Dans le Roman du Graal, aussi appelé « cycle Post-Vulgate » de même que dans Le Morte d'Arthur de Sir Thomas Malory (écrit vers 1470), le Roi pêcheur Pellam est blessé par le seigneur Balin, qui pour se défendre face au roi enragé lui inflige le « coup douloureux », avec la Lance de la Destinée. Pellam et son royaume doivent alors traverser une période de désolation jusqu'à la venue de Galahad.
Chez Malory, quatre personnages, dont certains se recoupent sans doute, correspondent au Roi blessé ou au Roi pêcheur. Il semblerait que Malory ne souhaitait qu'un seul Roi mutilé, blessé par Balin et souffrant jusqu'à ce que son petit-fils Galahad le guérisse, mais il n'a jamais réussi à concilier toutes ses sources. Ce qui prête à confusion, c'est la présence à plusieurs reprises de deux Rois blessés– un père (ou grand-père) et son fils – vivant dans le même château et protégeant le Graal. Le père, plus sérieusement blessé, reste au château, uniquement gardé en vie par le pouvoir du Graal, alors que le fils, plus alerte, peut accueillir les invités et aller pêcher.
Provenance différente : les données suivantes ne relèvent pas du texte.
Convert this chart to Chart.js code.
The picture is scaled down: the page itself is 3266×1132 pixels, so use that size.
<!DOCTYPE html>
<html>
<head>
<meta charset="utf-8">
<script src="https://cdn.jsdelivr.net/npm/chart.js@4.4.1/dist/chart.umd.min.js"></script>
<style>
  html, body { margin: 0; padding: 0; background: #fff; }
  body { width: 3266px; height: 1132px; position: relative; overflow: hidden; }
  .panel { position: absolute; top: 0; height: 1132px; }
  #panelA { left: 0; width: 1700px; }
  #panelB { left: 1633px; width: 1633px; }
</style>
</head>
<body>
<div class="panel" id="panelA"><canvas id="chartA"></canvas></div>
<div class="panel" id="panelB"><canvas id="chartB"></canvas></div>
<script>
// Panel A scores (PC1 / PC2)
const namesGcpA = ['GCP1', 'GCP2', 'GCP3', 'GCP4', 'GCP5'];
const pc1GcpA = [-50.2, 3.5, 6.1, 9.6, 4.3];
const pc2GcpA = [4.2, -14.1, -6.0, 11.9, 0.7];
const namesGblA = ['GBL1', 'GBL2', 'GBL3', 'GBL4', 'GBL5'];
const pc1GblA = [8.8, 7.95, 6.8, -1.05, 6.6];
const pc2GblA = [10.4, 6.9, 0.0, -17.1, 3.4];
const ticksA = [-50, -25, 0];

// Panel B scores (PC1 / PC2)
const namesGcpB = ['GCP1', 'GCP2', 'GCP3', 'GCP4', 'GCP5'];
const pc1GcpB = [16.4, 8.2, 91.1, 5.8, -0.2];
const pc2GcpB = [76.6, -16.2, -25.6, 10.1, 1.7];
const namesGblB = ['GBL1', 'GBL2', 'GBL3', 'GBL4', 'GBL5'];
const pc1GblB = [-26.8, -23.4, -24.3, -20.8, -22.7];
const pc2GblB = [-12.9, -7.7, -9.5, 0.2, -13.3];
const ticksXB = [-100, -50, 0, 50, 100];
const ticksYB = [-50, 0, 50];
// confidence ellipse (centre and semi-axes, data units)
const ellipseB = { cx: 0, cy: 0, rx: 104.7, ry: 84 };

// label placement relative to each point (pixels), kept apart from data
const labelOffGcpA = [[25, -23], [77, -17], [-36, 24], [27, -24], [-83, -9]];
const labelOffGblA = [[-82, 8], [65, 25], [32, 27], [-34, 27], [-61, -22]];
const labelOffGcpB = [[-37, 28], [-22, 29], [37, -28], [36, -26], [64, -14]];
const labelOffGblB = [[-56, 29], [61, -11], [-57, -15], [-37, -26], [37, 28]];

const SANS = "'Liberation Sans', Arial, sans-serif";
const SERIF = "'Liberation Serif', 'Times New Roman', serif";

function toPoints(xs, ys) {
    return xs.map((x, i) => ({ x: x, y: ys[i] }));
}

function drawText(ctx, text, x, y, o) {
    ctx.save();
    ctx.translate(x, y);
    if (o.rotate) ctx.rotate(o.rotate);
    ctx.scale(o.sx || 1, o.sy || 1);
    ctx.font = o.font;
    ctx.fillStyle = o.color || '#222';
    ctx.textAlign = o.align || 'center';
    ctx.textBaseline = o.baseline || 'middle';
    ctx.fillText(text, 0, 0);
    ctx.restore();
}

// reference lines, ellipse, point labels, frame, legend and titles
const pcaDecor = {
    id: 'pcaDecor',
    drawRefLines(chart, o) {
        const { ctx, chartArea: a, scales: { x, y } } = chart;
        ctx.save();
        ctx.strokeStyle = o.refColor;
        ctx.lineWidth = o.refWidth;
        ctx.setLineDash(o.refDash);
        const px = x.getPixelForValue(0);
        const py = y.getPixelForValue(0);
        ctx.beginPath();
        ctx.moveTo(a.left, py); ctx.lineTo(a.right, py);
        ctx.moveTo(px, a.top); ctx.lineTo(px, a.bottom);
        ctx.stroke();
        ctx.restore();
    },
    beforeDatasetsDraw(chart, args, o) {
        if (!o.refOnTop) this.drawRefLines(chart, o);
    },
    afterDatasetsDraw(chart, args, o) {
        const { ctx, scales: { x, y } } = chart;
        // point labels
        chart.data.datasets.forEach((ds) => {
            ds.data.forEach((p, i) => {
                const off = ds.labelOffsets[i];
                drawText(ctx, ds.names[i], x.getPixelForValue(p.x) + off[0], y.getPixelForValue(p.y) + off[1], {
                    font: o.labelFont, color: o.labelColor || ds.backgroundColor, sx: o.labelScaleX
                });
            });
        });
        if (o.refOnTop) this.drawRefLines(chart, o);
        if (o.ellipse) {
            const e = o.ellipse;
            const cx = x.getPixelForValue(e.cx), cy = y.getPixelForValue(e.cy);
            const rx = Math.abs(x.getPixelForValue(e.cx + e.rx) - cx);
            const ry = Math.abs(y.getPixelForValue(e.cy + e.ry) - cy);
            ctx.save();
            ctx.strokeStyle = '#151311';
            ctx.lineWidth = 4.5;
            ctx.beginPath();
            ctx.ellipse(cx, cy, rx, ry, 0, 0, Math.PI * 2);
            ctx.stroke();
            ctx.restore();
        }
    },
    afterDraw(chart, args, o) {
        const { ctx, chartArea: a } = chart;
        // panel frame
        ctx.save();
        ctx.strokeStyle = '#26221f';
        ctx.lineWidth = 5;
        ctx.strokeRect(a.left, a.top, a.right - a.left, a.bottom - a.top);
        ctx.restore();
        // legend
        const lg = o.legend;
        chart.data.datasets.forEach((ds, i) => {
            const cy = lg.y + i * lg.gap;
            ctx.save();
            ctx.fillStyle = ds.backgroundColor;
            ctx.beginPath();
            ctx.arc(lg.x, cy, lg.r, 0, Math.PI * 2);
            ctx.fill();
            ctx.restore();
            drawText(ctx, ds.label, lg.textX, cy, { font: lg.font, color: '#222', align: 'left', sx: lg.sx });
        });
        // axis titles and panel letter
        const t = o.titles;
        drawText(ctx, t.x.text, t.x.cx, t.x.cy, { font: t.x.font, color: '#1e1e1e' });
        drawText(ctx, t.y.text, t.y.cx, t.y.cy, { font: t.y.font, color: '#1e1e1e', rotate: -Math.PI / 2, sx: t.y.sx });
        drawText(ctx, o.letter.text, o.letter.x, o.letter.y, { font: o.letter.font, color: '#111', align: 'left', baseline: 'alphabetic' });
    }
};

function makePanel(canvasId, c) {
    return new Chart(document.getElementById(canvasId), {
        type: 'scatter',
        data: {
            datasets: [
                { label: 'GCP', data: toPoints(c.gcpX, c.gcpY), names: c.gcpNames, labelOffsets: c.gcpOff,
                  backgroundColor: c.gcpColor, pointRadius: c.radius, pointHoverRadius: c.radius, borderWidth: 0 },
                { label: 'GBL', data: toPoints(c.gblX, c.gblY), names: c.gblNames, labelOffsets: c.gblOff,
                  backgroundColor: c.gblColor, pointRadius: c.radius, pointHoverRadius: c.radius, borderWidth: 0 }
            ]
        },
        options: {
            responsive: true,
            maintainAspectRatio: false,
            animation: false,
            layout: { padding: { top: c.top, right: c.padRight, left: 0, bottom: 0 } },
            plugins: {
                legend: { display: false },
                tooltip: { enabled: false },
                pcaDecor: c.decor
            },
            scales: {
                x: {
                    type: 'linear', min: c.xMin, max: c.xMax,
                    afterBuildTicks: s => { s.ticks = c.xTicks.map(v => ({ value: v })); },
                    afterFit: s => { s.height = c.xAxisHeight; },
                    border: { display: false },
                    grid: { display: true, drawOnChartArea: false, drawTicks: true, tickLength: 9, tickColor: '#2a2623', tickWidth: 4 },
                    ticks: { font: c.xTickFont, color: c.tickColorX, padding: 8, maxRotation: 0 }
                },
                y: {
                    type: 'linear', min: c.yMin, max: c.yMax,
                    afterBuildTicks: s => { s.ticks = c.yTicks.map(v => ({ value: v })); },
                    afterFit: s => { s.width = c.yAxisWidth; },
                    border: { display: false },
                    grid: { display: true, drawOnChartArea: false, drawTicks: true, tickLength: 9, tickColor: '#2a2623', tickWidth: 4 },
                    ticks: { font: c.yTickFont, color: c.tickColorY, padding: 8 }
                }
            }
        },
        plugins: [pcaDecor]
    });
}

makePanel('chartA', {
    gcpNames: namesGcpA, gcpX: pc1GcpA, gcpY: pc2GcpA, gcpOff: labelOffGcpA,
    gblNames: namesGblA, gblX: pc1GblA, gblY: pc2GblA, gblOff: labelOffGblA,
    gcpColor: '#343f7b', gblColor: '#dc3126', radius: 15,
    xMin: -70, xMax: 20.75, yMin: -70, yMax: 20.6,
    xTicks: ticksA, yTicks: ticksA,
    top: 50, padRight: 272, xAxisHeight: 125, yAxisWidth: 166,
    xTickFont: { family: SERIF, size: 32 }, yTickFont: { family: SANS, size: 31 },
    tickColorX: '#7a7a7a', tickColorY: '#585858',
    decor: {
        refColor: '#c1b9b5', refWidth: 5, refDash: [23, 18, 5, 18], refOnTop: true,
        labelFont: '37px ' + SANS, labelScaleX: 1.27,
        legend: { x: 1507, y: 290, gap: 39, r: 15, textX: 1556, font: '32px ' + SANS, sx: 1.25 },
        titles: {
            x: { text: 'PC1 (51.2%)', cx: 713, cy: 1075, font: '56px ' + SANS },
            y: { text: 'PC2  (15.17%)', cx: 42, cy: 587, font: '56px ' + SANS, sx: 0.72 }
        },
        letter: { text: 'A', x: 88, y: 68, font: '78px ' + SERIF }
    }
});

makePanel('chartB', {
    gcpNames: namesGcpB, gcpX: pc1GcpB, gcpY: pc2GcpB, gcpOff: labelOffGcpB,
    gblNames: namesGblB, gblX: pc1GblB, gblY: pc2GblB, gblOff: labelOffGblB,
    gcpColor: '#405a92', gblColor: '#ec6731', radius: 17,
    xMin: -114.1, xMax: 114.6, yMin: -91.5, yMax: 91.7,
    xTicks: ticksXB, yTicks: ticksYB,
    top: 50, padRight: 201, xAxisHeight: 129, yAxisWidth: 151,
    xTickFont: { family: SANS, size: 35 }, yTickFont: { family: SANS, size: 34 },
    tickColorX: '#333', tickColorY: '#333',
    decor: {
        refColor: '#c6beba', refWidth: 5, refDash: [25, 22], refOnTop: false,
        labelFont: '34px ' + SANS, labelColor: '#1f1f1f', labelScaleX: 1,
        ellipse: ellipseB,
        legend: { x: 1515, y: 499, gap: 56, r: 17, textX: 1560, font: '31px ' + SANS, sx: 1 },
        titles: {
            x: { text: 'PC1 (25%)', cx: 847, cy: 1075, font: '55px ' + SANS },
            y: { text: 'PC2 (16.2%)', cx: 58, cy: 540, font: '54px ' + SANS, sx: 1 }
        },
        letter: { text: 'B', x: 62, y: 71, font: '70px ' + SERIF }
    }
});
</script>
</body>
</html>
On y trouve le roi Pellam, blessé par Balin, comme dans le Roman du Graal ainsi que le roi Pellès, grand-père de Galahad, décrit comme le « roi mutilé ». Dans un passage, il est clairement identifié comme étant Pellam ; en revanche, dans un autre passage, les circonstances dans lesquelles il a été blessé sont différentes. Le roi Pescheour ou Petchere, seigneur du château du Graal, qui n'apparaît vraiment dans aucune scène (en tout cas pas sous ce nom), doit sans doute son existence à une erreur de Malory, qui aura pris l'épithète « le Roi Pêcheur » en français pour un nom. Néanmoins, Malory le dinstingue clairement de Pellès. Un roi mutilé anonyme, cloué au lit, soigné par Galahad à l'apogée de la quête du Graal. Il est lui aussi clairement dinstingué de Pellès, qui dans le passage vient juste d'être envoyé hors de la pièce, et qui en tout cas est capable de se déplacer.